Mr. Carter is at his most unyielding (to these ears) in Night Fantasies, a monolithic evocation of sleep and restlessness, and also tailor-made for Aimard’s prodigious technique. If I confess to being a trifle puzzled by the work itself, it is only because I am a relative latecomer to Carter, only recently beginning to find pleasure in some of his works, despite my intellectual admiration and acknowledgement that he is probably America’s greatest living composer. None of this, however, diminishes the fabulously assured playing by Mr. Aimard, not to mention his astuteness in placing these two giants on the same program. Carter really makes quite the companion to Ives (perhaps to the chagrin of both), since each loves to alternate blocks of sound as dense as concrete with passages that float off into the ether. If Carter is more economical, Ives shows us that "more is more" can be just as valid. If Carter is more rigorous in form, Ives shows us that a true pioneer can create any type of structure he damn well pleases. But I get ahead of myself.

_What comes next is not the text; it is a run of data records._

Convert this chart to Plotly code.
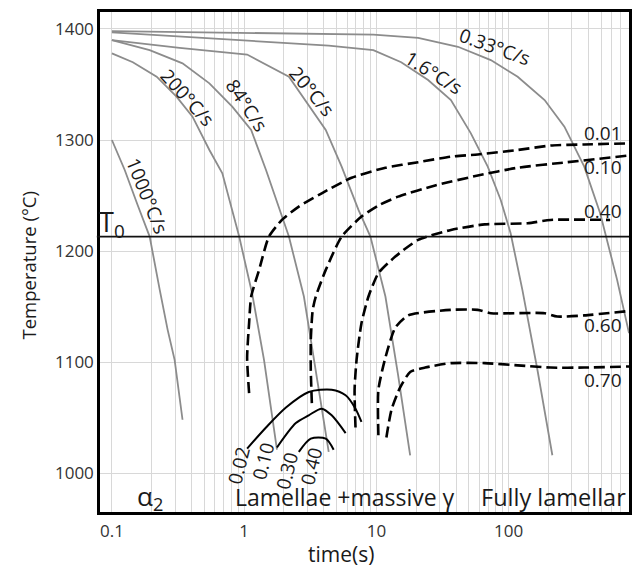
import numpy as np
import plotly.graph_objects as go

# ---------------- data ----------------
# cooling curves: time (s) / temperature (°C)
t_1000 = [0.100, 0.125, 0.157, 0.193, 0.230, 0.264, 0.298, 0.342]
T_1000 = [1300, 1273, 1241, 1213, 1165, 1129, 1102, 1048]
t_200 = [0.100, 0.144, 0.218, 0.308, 0.407, 0.546, 0.684, 0.917, 1.148, 1.413, 1.77]
T_200 = [1378, 1370, 1357, 1339, 1321, 1291, 1270, 1213, 1162, 1102, 1021]
t_84 = [0.100, 0.193, 0.342, 0.546, 0.813, 1.13, 1.463, 2.18, 2.83, 3.36, 4.36]
T_84 = [1390, 1381, 1369, 1351, 1330, 1309, 1273, 1213, 1159, 1102, 1019]
t_20 = [0.100, 0.325, 1.053, 2.18, 4.14, 5.46, 7.32, 9.01, 11.7, 14.6, 18.0]
T_20 = [1390, 1383, 1377, 1357, 1309, 1276, 1237, 1213, 1159, 1088, 1016]
t_16 = [0.100, 4.36, 9.48, 15.4, 24.6, 36.6, 51.8, 69.5, 87.1, 103.5, 127, 165, 214]
T_16 = [1397, 1385, 1381, 1370, 1354, 1336, 1306, 1276, 1246, 1216, 1165, 1093, 1016]
t_033 = [0.100, 9.48, 20.7, 41.4, 73.3, 117, 187, 264, 373, 492, 661, 813]
T_033 = [1398, 1395, 1392, 1384, 1372, 1357, 1336, 1312, 1276, 1234, 1174, 1126]

rate_labels = ["1000°C/s", "200°C/s", "84°C/s", "20°C/s", "1.6°C/s", "0.33°C/s"]

# transformed-fraction (dashed) curves
t_d001 = [1.09, 1.053, 1.09, 1.13, 1.297, 1.54, 1.93, 2.59, 3.86, 6.49, 11.7, 20.7, 36.6, 58.4, 117, 207, 373, 813]
T_d001 = [1072, 1104, 1135, 1159, 1183, 1213, 1228, 1240, 1252, 1266, 1275, 1280, 1285, 1287, 1291, 1295, 1296, 1297]
t_d010 = [3.25, 3.19, 3.19, 3.30, 3.48, 4.14, 5.46, 7.71, 10.35, 14.6, 27.8, 58.4, 117, 278, 813]
T_d010 = [1063, 1093, 1120, 1147, 1159, 1183, 1213, 1231, 1241, 1249, 1259, 1268, 1275, 1280, 1286]
t_d040 = [6.95, 6.84, 7.08, 7.71, 8.71, 10.35, 13.9, 20.7, 36.6, 66, 139, 207, 585]
T_d040 = [1041, 1075, 1102, 1135, 1159, 1180, 1195, 1210, 1219, 1224, 1225, 1228, 1228]
t_d060 = [10.35, 10.35, 11.7, 13.9, 17.4, 36.6, 58.4, 73.3, 187, 233, 373, 813]
T_d060 = [1034, 1075, 1104, 1131, 1142, 1147, 1147, 1144, 1144, 1141, 1142, 1146]
t_d070 = [11.9, 13.0, 15.1, 18.0, 23.4, 36.6, 66, 117, 207, 373, 813]
T_d070 = [1032, 1057, 1077, 1091, 1095, 1099, 1099, 1097, 1095, 1095, 1096]
dash_labels = ["0.01", "0.10", "0.40", "0.60", "0.70"]

# massive-transformation (solid black) curves
t_s002 = [1.053, 1.463, 2.07, 3.08, 4.59, 5.85, 6.95, 7.71]
T_s002 = [1022, 1041, 1059, 1073, 1075, 1070, 1058, 1046]
t_s010 = [1.77, 2.46, 3.08, 3.86, 4.59, 5.85]
T_s010 = [1023, 1045, 1052, 1058, 1052, 1036]
t_s030 = [2.59, 3.19, 4.14, 4.75]
T_s030 = [1019, 1031, 1031, 1021]
solid_labels = ["0.02", "0.10", "0.30", "0.40"]

T0 = 1213
x_ticks = [0.1, 1, 10, 100]
x_ticktext = ["0.1", "1", "10", "100"]
y_ticks = [1000, 1100, 1200, 1300, 1400]

# ---------------- figure ----------------
fig = go.Figure()
GRAY = "#8c8c8c"
for tt, TT in [(t_1000, T_1000), (t_200, T_200), (t_84, T_84), (t_20, T_20),
               (t_16, T_16), (t_033, T_033)]:
    fig.add_trace(go.Scatter(x=tt, y=TT, mode="lines",
                             line=dict(color=GRAY, width=1.8)))
for tt, TT in [(t_d001, T_d001), (t_d010, T_d010), (t_d040, T_d040),
               (t_d060, T_d060), (t_d070, T_d070)]:
    fig.add_trace(go.Scatter(x=tt, y=TT, mode="lines",
                             line=dict(color="black", width=2.6, dash="11px,5px",
                                       shape="spline", smoothing=0.6)))
for tt, TT in [(t_s002, T_s002), (t_s010, T_s010), (t_s030, T_s030)]:
    fig.add_trace(go.Scatter(x=tt, y=TT, mode="lines",
                             line=dict(color="black", width=2.0,
                                       shape="spline", smoothing=0.8)))

fig.add_shape(type="line", xref="paper", x0=-0.006, x1=1, yref="y",
              y0=T0, y1=T0, line=dict(color="#111", width=1.8))

# minor grid positions (2..9 per decade)
grid_vals = [m * 10 ** e for e in range(-1, 3) for m in range(2, 10)]

fig.update_xaxes(type="log", range=[-1.09, 2.91], tickvals=x_ticks,
                 ticktext=x_ticktext, showgrid=True, gridcolor="#d8d8d8",
                 gridwidth=1,
                 minor=dict(tickmode="array", tickvals=grid_vals, showgrid=True,
                            gridcolor="#d8d8d8", gridwidth=1, ticks=""),
                 showline=True, linecolor="black", linewidth=2.5,
                 mirror=True, ticks="", zeroline=False, ticklabelstandoff=2,
                 tickfont=dict(size=17, color="#333"))
fig.update_yaxes(range=[964.9, 1415.3], tickvals=y_ticks, showgrid=True,
                 gridcolor="#d8d8d8", gridwidth=1, showline=True,
                 linecolor="black", linewidth=2.5, mirror=True, ticks="",
                 zeroline=False, tickfont=dict(size=17, color="#333"))

ann = []
def add(text, x, y, size=17, angle=0, xanchor="center", yanchor="middle",
        xref="x", yref="y", color="#1a1a1a", yshift=0):
    ann.append(dict(text=text, x=x, y=y, xref=xref, yref=yref, showarrow=False,
                    textangle=angle, xanchor=xanchor, yanchor=yanchor,
                    font=dict(size=size, color=color), borderpad=0,
                    yshift=yshift))

# cooling-rate labels (x given as log10 of time)
rate_pos = [(-0.73, 1250, 68), (-0.425, 1338, 48), (0.025, 1331, 56),
            (0.51, 1344, 50), (1.435, 1360, 32), (1.90, 1384, 20)]
for lab, (x, y, a) in zip(rate_labels, rate_pos):
    add(lab, x, y, size=19, angle=a)
for lab, y in zip(dash_labels, [1306, 1276, 1236, 1133, 1084]):
    add(lab, 2.714, y, size=19)
for lab, x, y in zip(solid_labels, [-0.0376, 0.143, 0.323, 0.511],
                     [1007, 1011, 1002, 1006]):
    add(lab, x, y, size=19, angle=-76)

add("T<sub>0</sub>", -0.004, T0, size=27, xanchor="left", yanchor="bottom",
    xref="paper", yshift=-8)
add("α<sub>2</sub>", -0.714, 978, size=26)
add("Lamellae +massive γ", -0.075, 978, size=23, xanchor="left")
add("Fully lamellar", 2.895, 978, size=23.5, xanchor="right")
add("Temperature (°C)", -0.137, 0.492, size=18.5, angle=-90, xref="paper",
    yref="paper")
add("time(s)", 0.455, -0.084, size=21, xref="paper", yref="paper")

fig.update_layout(width=640, height=570,
                  margin=dict(l=100, r=8, t=12, b=58),
                  plot_bgcolor="white", paper_bgcolor="white",
                  showlegend=False, annotations=ann,
                  font=dict(family="Open Sans", color="#1a1a1a"))

fig.write_html("out.html")
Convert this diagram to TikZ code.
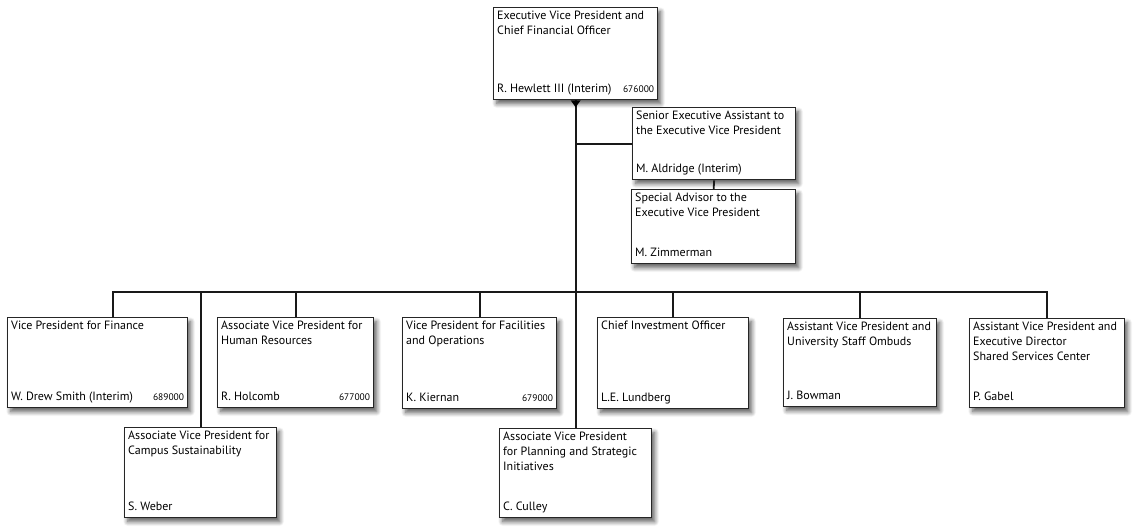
\documentclass[tikz,border=0pt]{standalone}
\usepackage{fontspec}
\setmainfont{PT Sans}
\usetikzlibrary{shadows.blur,calc}
\tikzset{
 orgbox/.style={draw=black!85, line width=1.3pt, fill=white, rectangle, inner sep=0pt, anchor=north west,
   blur shadow={shadow xshift=3pt, shadow yshift=-4pt, shadow blur steps=8, shadow blur radius=4.5pt, shadow opacity=65}},
 ttl/.style={anchor=north west, inner sep=0pt, align=left, font=\fontsize{12}{15}\selectfont},
 nm/.style={anchor=base west, inner sep=0pt, font=\fontsize{12}{15}\selectfont},
 num/.style={anchor=base east, inner sep=0pt, font=\fontsize{9.5}{11}\selectfont},
 conn/.style={line width=1.8pt, draw=black!90},
}
% #1 name, #2 x, #3 y, #4 w, #5 h, #6 title, #7 person, #8 number
\newcommand{\OB}[8]{%
  \node[orgbox, minimum width=#4pt, minimum height=#5pt] (#1) at (#2,#3) {};
  \node[ttl] (#1t) at ([xshift=4pt,yshift=-4pt]#1.north west) {#6};
  \node[nm] (#1n) at ([xshift=4pt,yshift=8pt]#1.south west) {#7};
  \node[num] (#1x) at ([xshift=-4pt,yshift=8pt]#1.south east) {#8};
}
\begin{document}
\begin{tikzpicture}[x=1pt,y=-1pt]
\useasboundingbox (0,0) rectangle (1136,528);
\OB{top}{493}{7}{164}{92}{Executive Vice President and\\Chief Financial Officer}{R. Hewlett III (Interim)}{676000}
\OB{sea}{632}{107}{163}{72}{Senior Executive Assistant to\\the Executive Vice President}{M. Aldridge (Interim)}{}
\OB{spa}{631}{189}{164}{74}{Special Advisor to the\\Executive Vice President}{M. Zimmerman}{}
\OB{fin}{7}{317}{180}{90}{Vice President for Finance}{W. Drew Smith (Interim)}{689000}
\OB{hr}{217}{317}{156}{90}{Associate Vice President for\\Human Resources}{R. Holcomb}{677000}
\OB{cs}{124}{427}{152}{90}{Associate Vice President for\\Campus Sustainability}{S. Weber}{}
\OB{fac}{402}{317}{154}{91}{Vice President for Facilities\\and Operations}{K. Kiernan}{679000}
\OB{cio}{597}{317}{151}{91}{Chief Investment Officer}{L.E. Lundberg}{}
\OB{cul}{499}{428}{152}{89}{Associate Vice President\\for Planning and Strategic\\Initiatives}{C. Culley}{}
\OB{bow}{783}{318}{153}{88}{Assistant Vice President and\\University Staff Ombuds}{J. Bowman}{}
\OB{gab}{969}{318}{155}{89}{Assistant Vice President and\\Executive Director\\Shared Services Center}{P. Gabel}{}
\coordinate (bus) at (0,292);
\coordinate (finc) at ([xshift=15pt]fin.north);
% connectors
\draw[conn] (top.south) -- (cul.north);
\fill (top.south) ++(-5,0) -- ++(10,0) -- ++(-5,7) -- cycle;
\draw[conn] (sea.west) -- (top.south |- sea.west);
\draw[conn] (sea.south) -- (spa.north);
\draw[conn] (finc) |- (gab.north |- bus) -- (gab.north);
\draw[conn] (hr.north) -- (hr.north |- bus);
\draw[conn] (cs.north) -- (cs.north |- bus);
\draw[conn] (fac.north) -- (fac.north |- bus);
\draw[conn] (cio.north) -- (cio.north |- bus);
\draw[conn] (bow.north) -- (bow.north |- bus);
\end{tikzpicture}
\end{document}
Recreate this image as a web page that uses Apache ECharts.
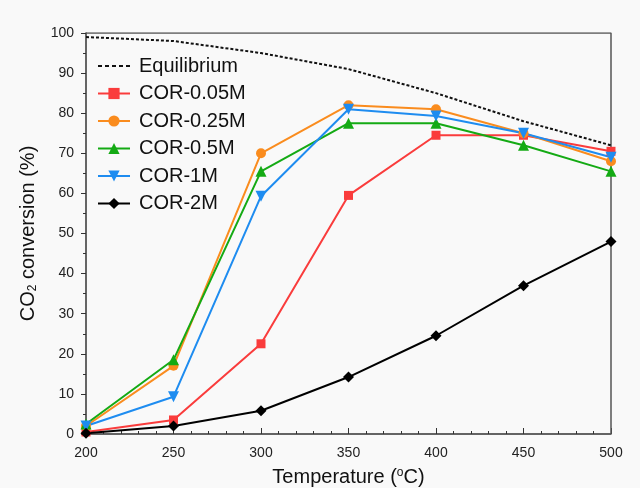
<!DOCTYPE html>
<html style="height: 100%">
<head>
    <meta charset="utf-8">
    <script src="https://cdn.jsdelivr.net/npm/echarts@6/dist/echarts.min.js"></script>
</head>
<body style="height: 100%; margin: 0; background: #f9f9f9;">
    <div id="container" style="width: 640px; height: 488px;"></div>
    <script type="text/javascript">
        // 数据
        var temps = [200, 250, 300, 350, 400, 450, 500];
        var equilibrium = [99, 98, 95, 91, 85, 78, 72];
        var cor005 = [0.5, 3.5, 22.5, 59.5, 74.5, 74.5, 70.5];
        var cor025 = [2, 17, 70, 82, 81, 75, 68];
        var cor05 = [2.5, 18.5, 65.5, 77.5, 77.5, 72, 65.5];
        var cor1 = [2, 9.3, 59.3, 81, 79.3, 75, 69];
        var cor2 = [0.2, 2, 5.8, 14.2, 24.5, 37, 48];

        function pairs(arr) {
            return temps.map(function (t, i) { return [t, arr[i]]; });
        }

        function mkSeries(name, arr, color, symbol, size, rotate) {
            return {
                name: name,
                type: 'line',
                data: pairs(arr),
                symbol: symbol,
                symbolSize: size,
                symbolRotate: rotate || 0,
                showAllSymbol: true,
                lineStyle: { color: color, width: 2 },
                itemStyle: { color: color },
                z: 3
            };
        }

        var font = 'Liberation Sans, Arial, sans-serif';
        var chart = echarts.init(document.getElementById('container'));

        var option = {
            backgroundColor: '#f9f9f9',
            animation: false,
            textStyle: { fontFamily: font },
            grid: { left: 86, right: 29, top: 33, bottom: 54, containLabel: false, outerBoundsMode: 'none' },
            legend: {
                orient: 'vertical',
                left: 92,
                top: 51,
                itemGap: 7.5,
                itemWidth: 32,
                itemHeight: 14,
                textStyle: { fontSize: 20, color: '#111', fontFamily: font, padding: [0, 0, 0, 4] },
                data: [
                    { name: 'Equilibrium', icon: 'path://M0,6h4v2h-4z M7,6h4v2h-4z M14,6h4v2h-4z M21,6h4v2h-4z M28,6h4v2h-4z', itemStyle: { color: '#111' } },
                    'COR-0.05M', 'COR-0.25M', 'COR-0.5M', 'COR-1M', 'COR-2M'
                ]
            },
            xAxis: {
                type: 'value',
                min: 200,
                max: 500,
                interval: 50,
                name: '{a|Temperature (}{s|o}{a|C)}',
                nameLocation: 'middle',
                nameGap: 33,
                nameTextStyle: {
                    rich: {
                        a: { fontSize: 20, color: '#111', fontFamily: font },
                        s: { fontSize: 12, color: '#111', fontFamily: font, padding: [0, 0, 9, 0] }
                    }
                },
                axisLine: { show: true, onZero: false, lineStyle: { color: '#333', width: 1.5 } },
                axisTick: { show: true, inside: true, length: 6, lineStyle: { color: '#333' } },
                minorTick: { show: true, splitNumber: 5, length: 3, lineStyle: { color: '#333' } },
                axisLabel: { fontSize: 14, color: '#222', margin: 12 },
                splitLine: { show: false }
            },
            yAxis: {
                type: 'value',
                min: 0,
                max: 100,
                interval: 10,
                name: '{a|CO}{s|2}{a| conversion (%)}',
                nameLocation: 'middle',
                nameGap: 47,
                nameRotate: 90,
                nameTextStyle: {
                    rich: {
                        a: { fontSize: 20, color: '#111', fontFamily: font },
                        s: { fontSize: 12, color: '#111', fontFamily: font, padding: [9, 0, 0, 0] }
                    }
                },
                axisLine: { show: true, onZero: false, lineStyle: { color: '#333', width: 1.5 } },
                axisTick: { show: true, length: 5, lineStyle: { color: '#333' } },
                minorTick: { show: true, splitNumber: 2, length: 3, lineStyle: { color: '#333' } },
                axisLabel: { fontSize: 14, color: '#222', margin: 12 },
                splitLine: { show: false }
            },
            series: [
                {
                    name: 'Equilibrium',
                    type: 'line',
                    data: pairs(equilibrium),
                    symbol: 'none',
                    lineStyle: { color: '#111', width: 2, type: [3, 2] },
                    itemStyle: { color: '#111' },
                    z: 2
                },
                mkSeries('COR-0.05M', cor005, '#fa3c3c', 'rect', 9),
                mkSeries('COR-0.25M', cor025, '#fa8c1e', 'circle', 10),
                mkSeries('COR-0.5M', cor05, '#14aa14', 'triangle', 11),
                mkSeries('COR-1M', cor1, '#1e8cf0', 'triangle', 11, 180),
                mkSeries('COR-2M', cor2, '#000000', 'diamond', 11),
                // 上、右边框
                {
                    type: 'line',
                    data: [[200, 100], [500, 100], [500, 0]],
                    symbol: 'none',
                    silent: true,
                    lineStyle: { color: '#555', width: 1.5 },
                    z: 1,
                    tooltip: { show: false }
                }
            ]
        };

        chart.setOption(option);
    </script>
</body>
</html>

During the enthusiastic applause following Night Fantasies, the pianist bounded off the Zankel Hall stage, walked up the side aisle to greet Mr. Carter, and stood next to him for a good minute or so while the two of them chatted and acknowledged the cheering. It can only make one smile to see the youthful 95-year-old composer running around New York City, seemingly everywhere and beaming with delight with the adulation.

It is a singular season when not one, but two outstanding Concord’s can be heard in such close proximity, and just a few weeks ago I was fortunate to hear Marilyn Nonken, in a deeply spiritual mode, traverse Ives’ masterpiece at the Italian Academy at Columbia University. (I hope eventually her take on it will be preserved, as well as Aimard’s, for a different perspective on a work that is currently under-recorded, presumably because of its difficulty.) Ives’ bulging suitcase of a sonata is widely regarded to be one of the most formidable pieces in the entire canon, and presents multiple challenges for both pianists and listeners. For musicians, aside from just tackling a score that must have one of the highest notes-per-page ratios in the literature, the trick seems how to clarify its uncompromisingly dense textures so that a listener can perceive what Ives did – to hear everything that he heard. And clearly he heard a lot. For listeners, they must try to abandon many preconceptions about motion and structure, and then fly with the composer’s seemingly farfetched and messy creativity.

From the moment Emerson began, one could sense that Aimard had mapped out the piece with a lucidity that might baffle some of his fellow cartographers. As in the Carter before, one could only marvel at the playing – whether or not one even liked the piece. In the second section, Hawthorne, Aimard seemed possessed by the score, almost a manic fiend at the keyboard, and most pianos will probably never experience the kind of violent percussive charge that he gave to its climaxes. In between, he brought an ethereal hush to the sections calling for a long wooden block, used to gently depress the black keys. The third section, The Alcotts, is about as pastoral as the sonata ever gets, and Aimard provided many dreamy moments of contemplation, with such focus that the blond wood walls of Zankel Hall seemed to gently darken and fade into the background. The final Thoreau was mesmerizing all the way through to its questioning, ambiguous ending, with Aimard’s hands fixed, held in the air above the keyboard as if he were recalling a massive engineering project he couldn’t quite believe he’d completed.

Afterward several of us mused on a suitable encore for the occasion, such as an arrangement of Stars and Stripes Forever, or Ives’ own Study No. 21: Some Southpaw Pitching. Or perhaps Aimard might have just repeated Hawthorne before going off to soak his overworked limbs in a hot tub. But none was forthcoming, and in a way, nothing in the wake of the Carter and the Concord would have provided any additional fire to what was by any measure, a formidable evening by one of the greatest pianists on the scene today.